Yesenia’s baby daughter Melanie was only 18 days old when her mother enrolled in the Healthy Families Arizona program in Nogales.
She was already a mom to school-age children, but she was concerned about her ability to communicate with them.
“I didn’t know how to talk to my children without yelling at them,” she admitted. Yesenia wanted things to be different for her infant daughter.
First Things First funds the Healthy Families Arizona home visitation program in Santa Cruz County. The free, voluntary program provides a parent educator who regularly visits pregnant women and families of newborns in their homes. Program services are designed to strengthen families during the critical first years of a child’s life. Services include providing emotional support and encouragement to parents; teaching appropriate parent-child interaction and discipline; providing periodic developmental assessments and referrals; linking families with community services, health care, child care and housing; encouraging self-sufficiency through education and employment; and providing child development, nutrition and safety education.
For Yesenia, the program provided her with information through different modules, starting with basic care, nutrition and physical and emotional aspects of her daughter’s development.
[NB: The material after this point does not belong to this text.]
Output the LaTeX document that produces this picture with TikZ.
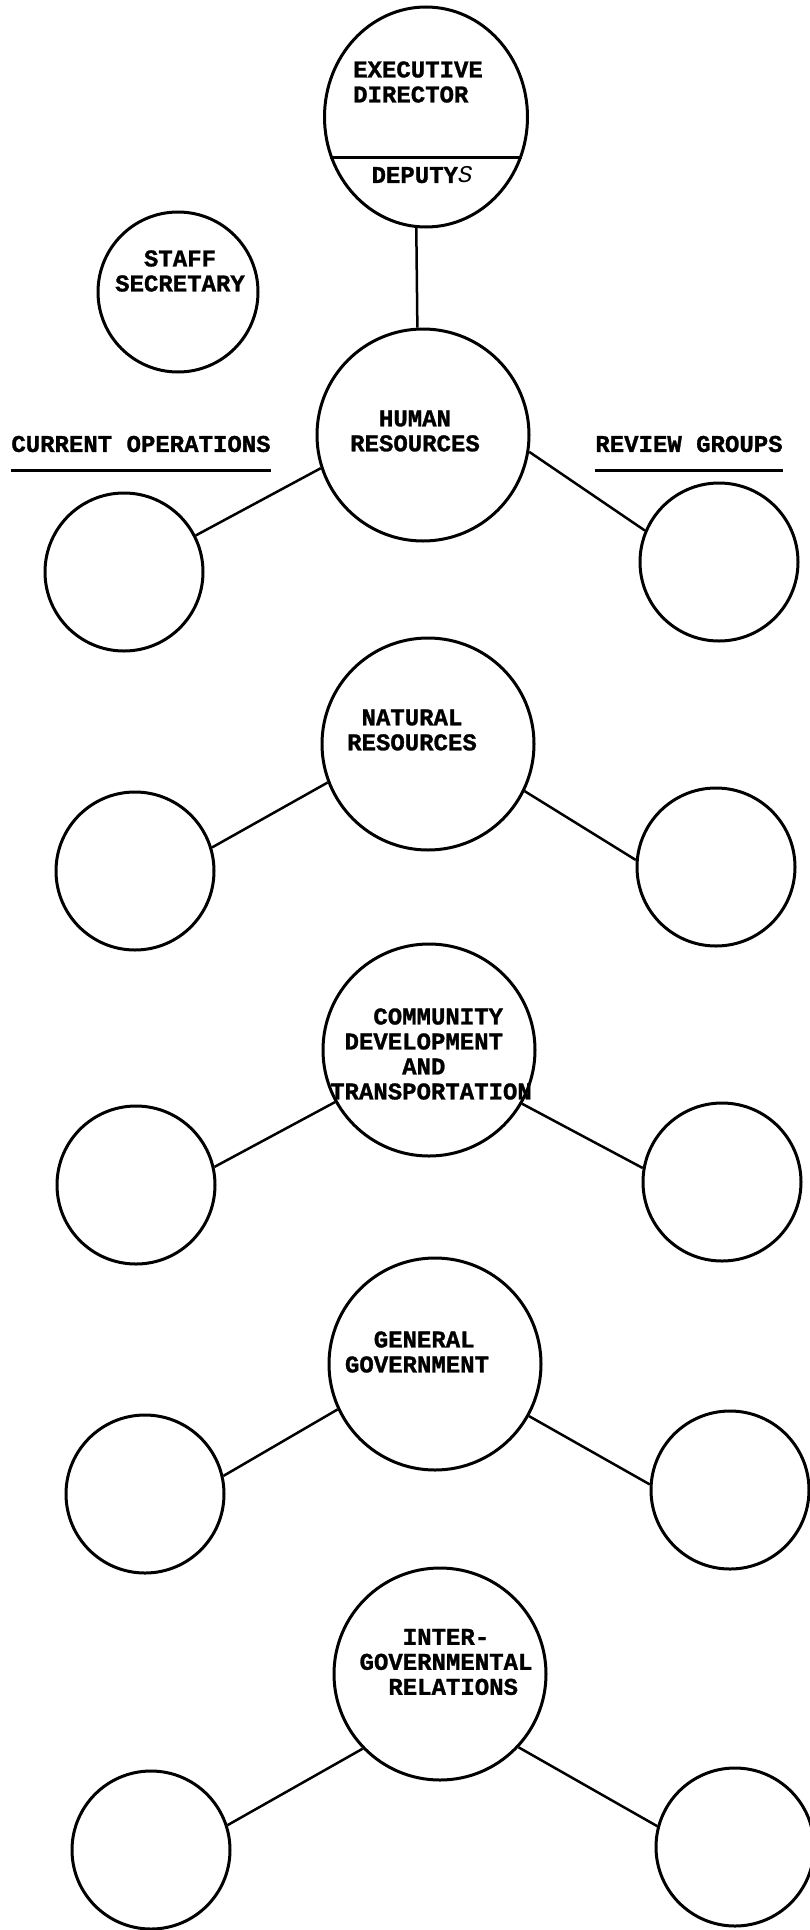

Yesenia and Melanie spent five years in the program. As Melanie grew, so did Yesenia as a parent. She was soon helping her daughter with letters, shapes and colors. Also, she worked to prepare Melanie emotionally for the transition to kindergarten.
The home visitation coach also helped Yesenia get a referral for Melanie to the Arizona Early Intervention Program for additional speech help.
Melanie is now in kindergarten in the Santa Cruz Valley Unified School District. Yesenia credits the Healthy Families Arizona program for helping her daughter be ready for kindergarten and beyond.